▸ TASK TO CARRY OUT
In the listing below, locate the lines that hold "LaTeX" and copy them.

Begin

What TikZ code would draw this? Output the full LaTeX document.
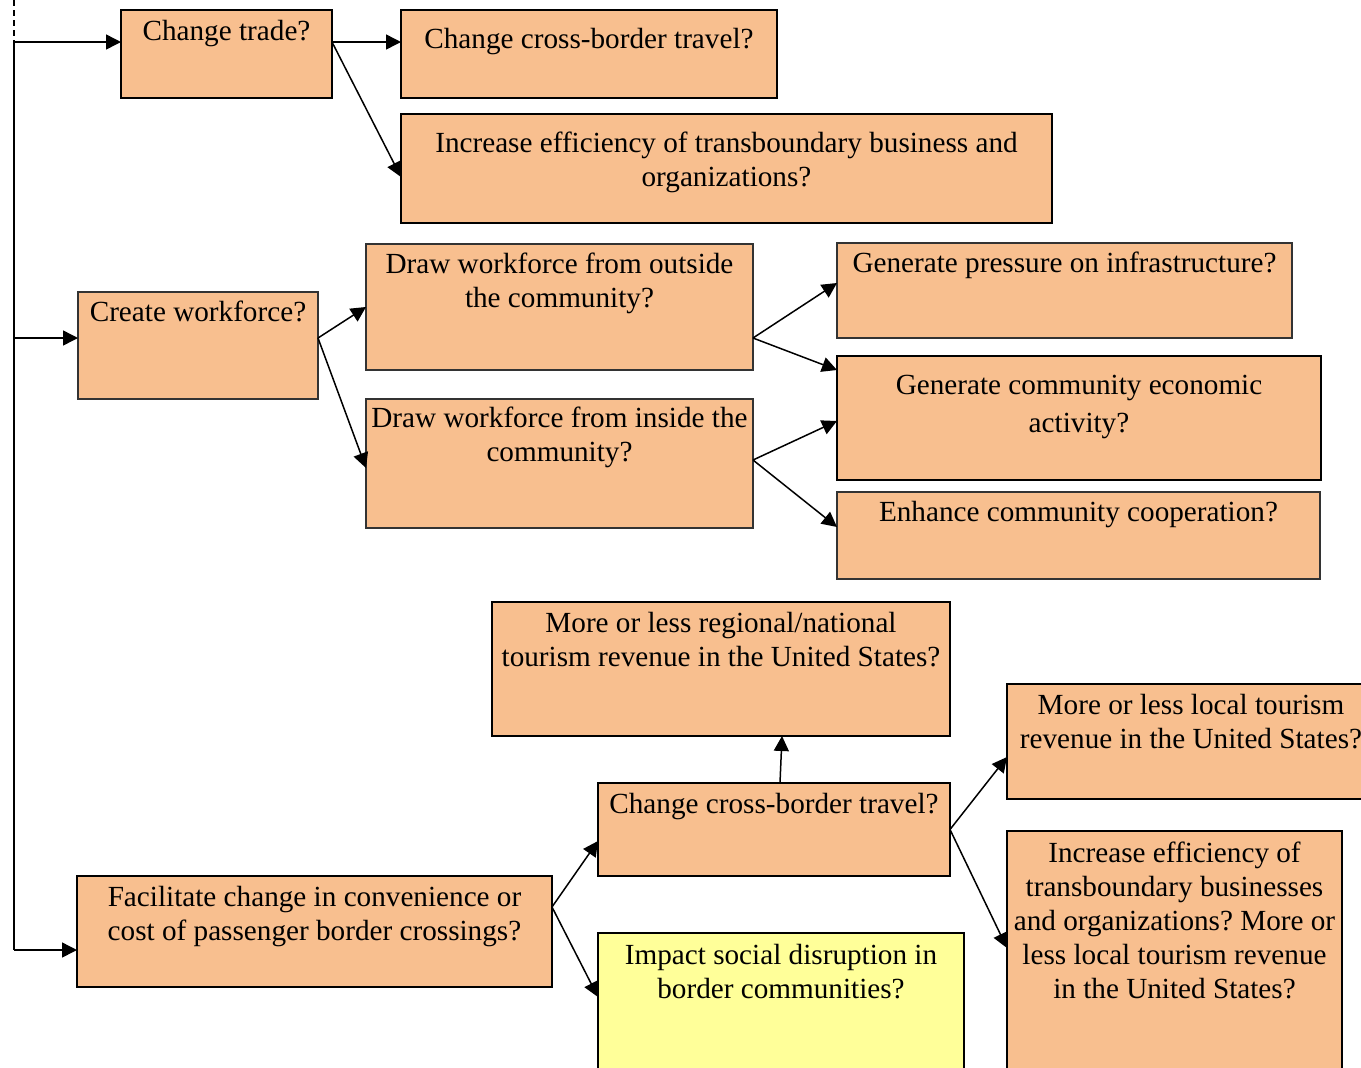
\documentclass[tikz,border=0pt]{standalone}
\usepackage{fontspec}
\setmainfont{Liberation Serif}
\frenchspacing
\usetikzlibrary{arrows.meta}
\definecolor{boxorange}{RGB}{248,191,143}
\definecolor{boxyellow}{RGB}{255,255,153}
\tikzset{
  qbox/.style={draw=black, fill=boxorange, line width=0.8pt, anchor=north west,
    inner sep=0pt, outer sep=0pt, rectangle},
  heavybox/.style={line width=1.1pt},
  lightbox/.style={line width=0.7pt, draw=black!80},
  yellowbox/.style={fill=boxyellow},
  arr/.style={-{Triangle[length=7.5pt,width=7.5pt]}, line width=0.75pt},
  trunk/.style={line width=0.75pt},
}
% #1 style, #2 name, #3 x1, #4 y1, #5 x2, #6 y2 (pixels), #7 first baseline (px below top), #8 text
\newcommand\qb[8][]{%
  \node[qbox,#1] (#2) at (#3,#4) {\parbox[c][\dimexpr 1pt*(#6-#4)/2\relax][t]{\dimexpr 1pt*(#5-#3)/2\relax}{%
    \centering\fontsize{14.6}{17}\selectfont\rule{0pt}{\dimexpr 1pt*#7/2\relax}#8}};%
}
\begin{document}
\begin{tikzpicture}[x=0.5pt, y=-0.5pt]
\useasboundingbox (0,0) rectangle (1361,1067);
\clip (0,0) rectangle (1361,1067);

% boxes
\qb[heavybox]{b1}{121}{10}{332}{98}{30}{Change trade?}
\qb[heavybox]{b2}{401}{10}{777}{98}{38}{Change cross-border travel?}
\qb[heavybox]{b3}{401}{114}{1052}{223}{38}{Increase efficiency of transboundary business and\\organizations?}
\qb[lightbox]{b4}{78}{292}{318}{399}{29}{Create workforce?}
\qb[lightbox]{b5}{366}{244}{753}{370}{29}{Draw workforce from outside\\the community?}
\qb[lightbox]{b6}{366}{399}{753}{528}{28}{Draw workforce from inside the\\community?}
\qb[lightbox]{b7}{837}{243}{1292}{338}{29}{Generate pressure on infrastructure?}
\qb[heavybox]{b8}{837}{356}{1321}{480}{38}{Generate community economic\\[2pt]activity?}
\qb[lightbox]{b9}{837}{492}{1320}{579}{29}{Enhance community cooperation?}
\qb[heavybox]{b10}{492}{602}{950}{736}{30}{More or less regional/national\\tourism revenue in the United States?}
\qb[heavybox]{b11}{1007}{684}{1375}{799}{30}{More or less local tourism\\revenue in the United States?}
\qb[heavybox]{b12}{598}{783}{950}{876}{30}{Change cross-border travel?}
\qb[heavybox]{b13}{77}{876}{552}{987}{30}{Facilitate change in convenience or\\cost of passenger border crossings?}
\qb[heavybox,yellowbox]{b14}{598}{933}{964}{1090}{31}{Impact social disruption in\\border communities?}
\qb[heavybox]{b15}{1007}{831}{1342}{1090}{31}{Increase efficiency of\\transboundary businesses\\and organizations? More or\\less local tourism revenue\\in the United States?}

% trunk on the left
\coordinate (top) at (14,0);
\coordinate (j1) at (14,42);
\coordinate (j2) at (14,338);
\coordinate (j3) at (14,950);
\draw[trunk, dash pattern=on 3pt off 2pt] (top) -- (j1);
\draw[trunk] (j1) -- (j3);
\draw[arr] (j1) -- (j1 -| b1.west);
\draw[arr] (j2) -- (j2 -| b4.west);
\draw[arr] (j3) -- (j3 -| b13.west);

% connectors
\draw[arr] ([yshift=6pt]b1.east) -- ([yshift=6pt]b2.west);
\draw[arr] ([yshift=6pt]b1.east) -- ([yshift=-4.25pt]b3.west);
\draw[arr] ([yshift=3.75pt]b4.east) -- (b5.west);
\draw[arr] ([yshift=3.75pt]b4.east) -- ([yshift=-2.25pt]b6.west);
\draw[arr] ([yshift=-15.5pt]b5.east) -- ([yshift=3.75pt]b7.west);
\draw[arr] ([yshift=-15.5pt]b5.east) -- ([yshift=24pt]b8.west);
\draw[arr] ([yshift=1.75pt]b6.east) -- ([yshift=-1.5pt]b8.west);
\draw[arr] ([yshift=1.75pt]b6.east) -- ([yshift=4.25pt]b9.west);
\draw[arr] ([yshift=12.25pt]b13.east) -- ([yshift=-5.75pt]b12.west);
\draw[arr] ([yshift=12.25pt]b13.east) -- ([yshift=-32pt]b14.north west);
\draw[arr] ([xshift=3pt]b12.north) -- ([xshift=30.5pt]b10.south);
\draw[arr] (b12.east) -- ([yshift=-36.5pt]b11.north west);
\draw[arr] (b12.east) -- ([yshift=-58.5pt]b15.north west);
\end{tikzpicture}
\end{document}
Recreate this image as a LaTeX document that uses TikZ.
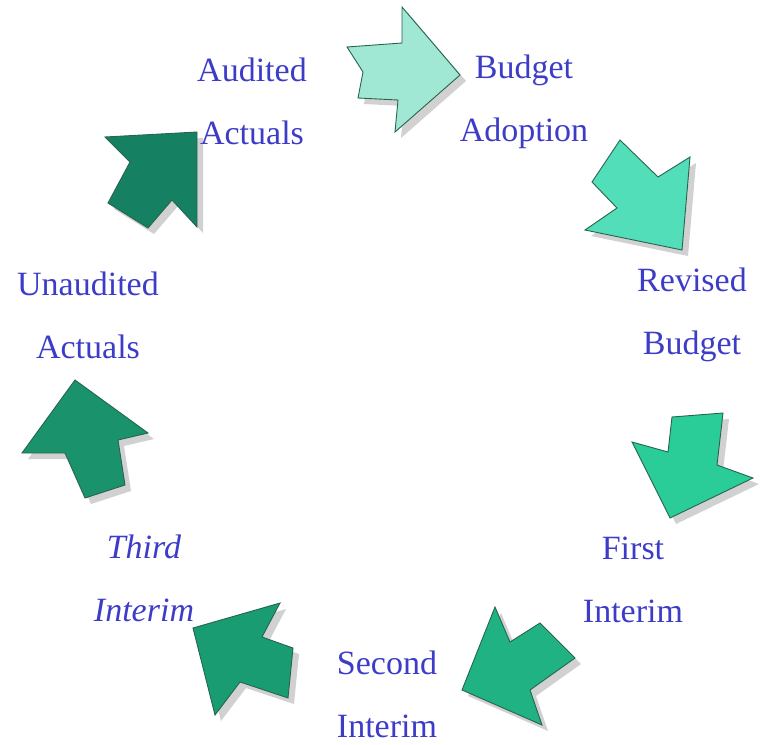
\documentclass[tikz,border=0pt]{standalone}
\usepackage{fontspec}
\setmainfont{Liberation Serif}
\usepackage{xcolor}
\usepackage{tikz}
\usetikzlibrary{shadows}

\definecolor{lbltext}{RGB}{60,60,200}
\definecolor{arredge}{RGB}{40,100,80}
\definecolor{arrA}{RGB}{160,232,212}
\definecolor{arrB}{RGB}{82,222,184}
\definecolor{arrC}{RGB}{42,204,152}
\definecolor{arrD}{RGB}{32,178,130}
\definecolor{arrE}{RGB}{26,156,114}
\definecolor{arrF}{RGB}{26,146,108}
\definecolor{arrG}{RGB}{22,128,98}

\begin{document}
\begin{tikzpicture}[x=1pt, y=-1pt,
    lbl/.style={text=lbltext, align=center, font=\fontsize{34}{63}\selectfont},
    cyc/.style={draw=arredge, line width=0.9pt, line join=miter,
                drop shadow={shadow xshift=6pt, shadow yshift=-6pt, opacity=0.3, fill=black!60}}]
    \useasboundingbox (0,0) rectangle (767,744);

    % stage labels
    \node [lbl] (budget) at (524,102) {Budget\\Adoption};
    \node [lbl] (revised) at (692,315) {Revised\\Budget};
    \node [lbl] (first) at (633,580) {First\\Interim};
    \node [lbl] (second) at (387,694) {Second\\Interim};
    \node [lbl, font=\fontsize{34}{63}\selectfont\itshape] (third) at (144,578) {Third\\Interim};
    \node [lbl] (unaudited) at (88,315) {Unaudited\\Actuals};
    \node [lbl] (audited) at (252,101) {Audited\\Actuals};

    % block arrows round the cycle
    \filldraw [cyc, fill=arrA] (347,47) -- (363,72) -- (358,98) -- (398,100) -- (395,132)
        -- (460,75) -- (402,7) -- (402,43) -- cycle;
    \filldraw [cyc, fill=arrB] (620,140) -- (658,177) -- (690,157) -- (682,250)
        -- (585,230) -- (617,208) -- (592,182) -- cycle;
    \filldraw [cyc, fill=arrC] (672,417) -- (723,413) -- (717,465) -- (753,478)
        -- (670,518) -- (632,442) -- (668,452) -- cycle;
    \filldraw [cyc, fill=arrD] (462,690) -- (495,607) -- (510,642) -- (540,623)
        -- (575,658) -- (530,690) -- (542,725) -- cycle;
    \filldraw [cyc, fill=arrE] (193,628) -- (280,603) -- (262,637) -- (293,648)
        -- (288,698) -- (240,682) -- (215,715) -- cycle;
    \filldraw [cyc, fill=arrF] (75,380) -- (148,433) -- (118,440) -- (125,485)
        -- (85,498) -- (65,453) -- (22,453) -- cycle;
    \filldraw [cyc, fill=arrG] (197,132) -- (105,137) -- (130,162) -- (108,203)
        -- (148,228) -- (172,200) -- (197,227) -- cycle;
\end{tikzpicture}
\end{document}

End

▸ TASK OUTPUT
What TikZ code would draw this? Output the full LaTeX document.
Recreate this image as a LaTeX document that uses TikZ.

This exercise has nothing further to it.